Da sabato scorso l’Italia ha i due nuovi presidenti di Camera e Senato: Roberto Fico e Maria Elisabetta Alberti Casellati. Figure scelte di comune accordo tra il centrodestra ed il Movimento 5 Stelle. Nello specifico, il neo presidente napoletano è espressione del partito fondato da Beppe Grillo. Già dal suo discorso di insediamento, Fico ha subito voluto mettere in chiaro quale sarà uno dei primi provvedimenti del Movimento 5 Stelle, qualora si riuscisse a formare un governo pentastellato: il taglio dei costi della politica.
“Il taglio ai costi della politica è uno dei principali obiettivi della legislatura: razionalizzare costi della Camera senza tagliare i costi della democrazia. Qualcosa è stato fatto, tantissimo resta da fare“. Parole che lasciano spazio a diverse interpretazioni. Che la prossima sarà una legislatura piuttosto difficile lo si è capito da tempo. D’altronde, abbiamo un Parlamento senza maggioranza, figlio di quel proporzionale introdotto dal Rosatellum.
Inusuale, per certi versi, parlare di un tema che ha così presa sul popolo italiano se non si avesse la certezza che tra non molto si potrebbe tornare nuovamente a votare, magari con un’altra legge elettorale. Nel giro di pochi giorni, Fico è passato dalle parole ai fatti, rinunciando all’indennità che gli spetterebbe da presidente della Camera dei deputati.
“Ho deciso di rinunciare totalmente e con effetto immediato all’indennità di carica che mi spetterebbe come presidente della Camera dei deputati – ha spiegato con un post su Facebook – Il motivo è molto semplice. Sono convinto che il taglio ai costi della politica – che non significa taglio dei costi della democrazia – e il superamento definitivo dei privilegi debbano essere delle priorità di questa legislatura“.
Il nobile gesto di Fico riguarda, nello specifico, alla rinuncia di 4.668,45 euro al mese, per un risparmio di circa 280.000 euro di risorse pubbliche per l’intera legislatura.
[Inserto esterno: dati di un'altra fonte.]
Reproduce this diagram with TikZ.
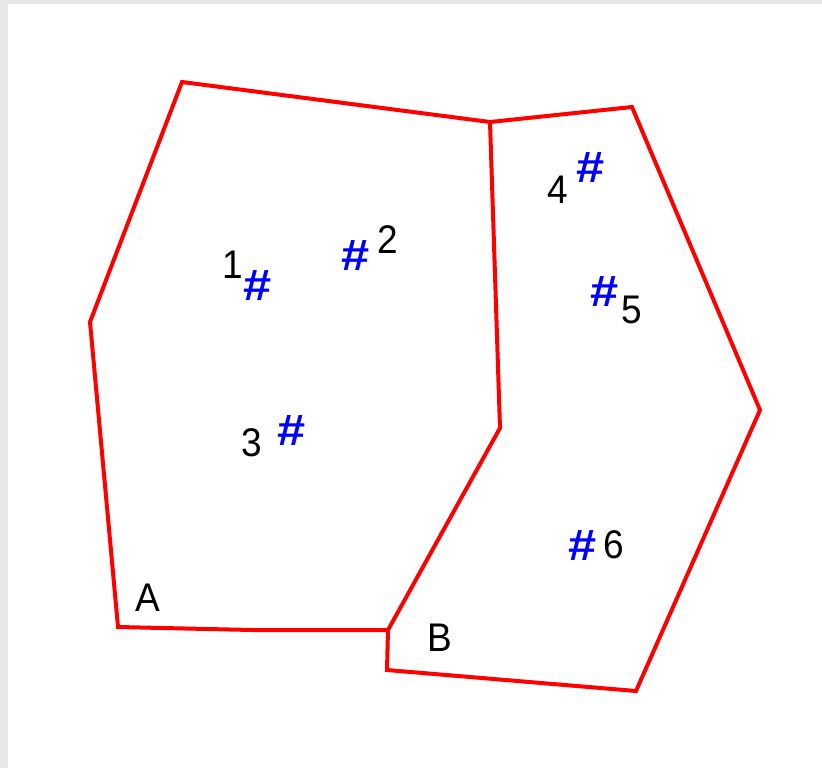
\documentclass[tikz,border=0pt]{standalone}
\usepackage{fontspec}
\setmainfont{Liberation Sans}
\begin{document}
\begin{tikzpicture}[x=1pt,y=-1pt,
  edge/.style={draw=red,line width=4pt,line join=miter},
  pt/.style={text=blue,font=\fontsize{44}{44}\selectfont\bfseries,inner sep=0pt,xscale=1.15,transform shape},
  lbl/.style={text=black,font=\fontsize{37}{37}\selectfont,inner sep=0pt,yscale=1.08,transform shape}]
\useasboundingbox (0,0) rectangle (822,768);
\fill[white] (0,0) rectangle (822,768);
\fill[gray!18] (0,0) rectangle (822,4);
\fill[gray!18] (0,0) rectangle (8,768);
% vertices
\coordinate (a1) at (182,82);
\coordinate (s1) at (490,122);
\coordinate (s2) at (500,428);
\coordinate (s3) at (388,630);
\coordinate (a2) at (252,630);
\coordinate (a3) at (118,627);
\coordinate (a4) at (90,322);
\coordinate (b1) at (632,107);
\coordinate (b2) at (760,410);
\coordinate (b3) at (636,691);
\coordinate (b4) at (387,670);
% polygons
\draw[edge] (a1) -- (s1) -- (s2) -- (s3) -- (a2) -- (a3) -- (a4) -- cycle;
\draw[edge] (s1) -- (b1) -- (b2) -- (b3) -- (b4) -- (s3);
% points
\node[pt] (p1) at (258,286) {\#};
\node[pt] (p2) at (356,256) {\#};
\node[pt] (p3) at (292,431) {\#};
\node[pt] (p4) at (591,168) {\#};
\node[pt] (p5) at (605,292) {\#};
\node[pt] (p6) at (583,546) {\#};
% labels
\node[lbl] (l1) at (233,265) {1};
\node[lbl] (l2) at (388,240) {2};
\node[lbl] (l3) at (252,443) {3};
\node[lbl] (l4) at (558,190) {4};
\node[lbl] (l5) at (632,310) {5};
\node[lbl] (l6) at (614,545) {6};
\node[lbl] (lA) at (148,598) {A};
\node[lbl] (lB) at (440,638) {B};
\end{tikzpicture}
\end{document}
Al di là della rinuncia di questi soldi – un gesto, lo ripetiamo, sicuramente lodevole – resta il dubbio che questa non sia altro che una mossa elettorale. Visto il futuro precario ed incerto della prossima legislatura, il taglio dei costi della politica sembra l’obiettivo più concretamente realizzabile e rivendicabile nella prossima – forse addirittura imminente – campagna elettorale.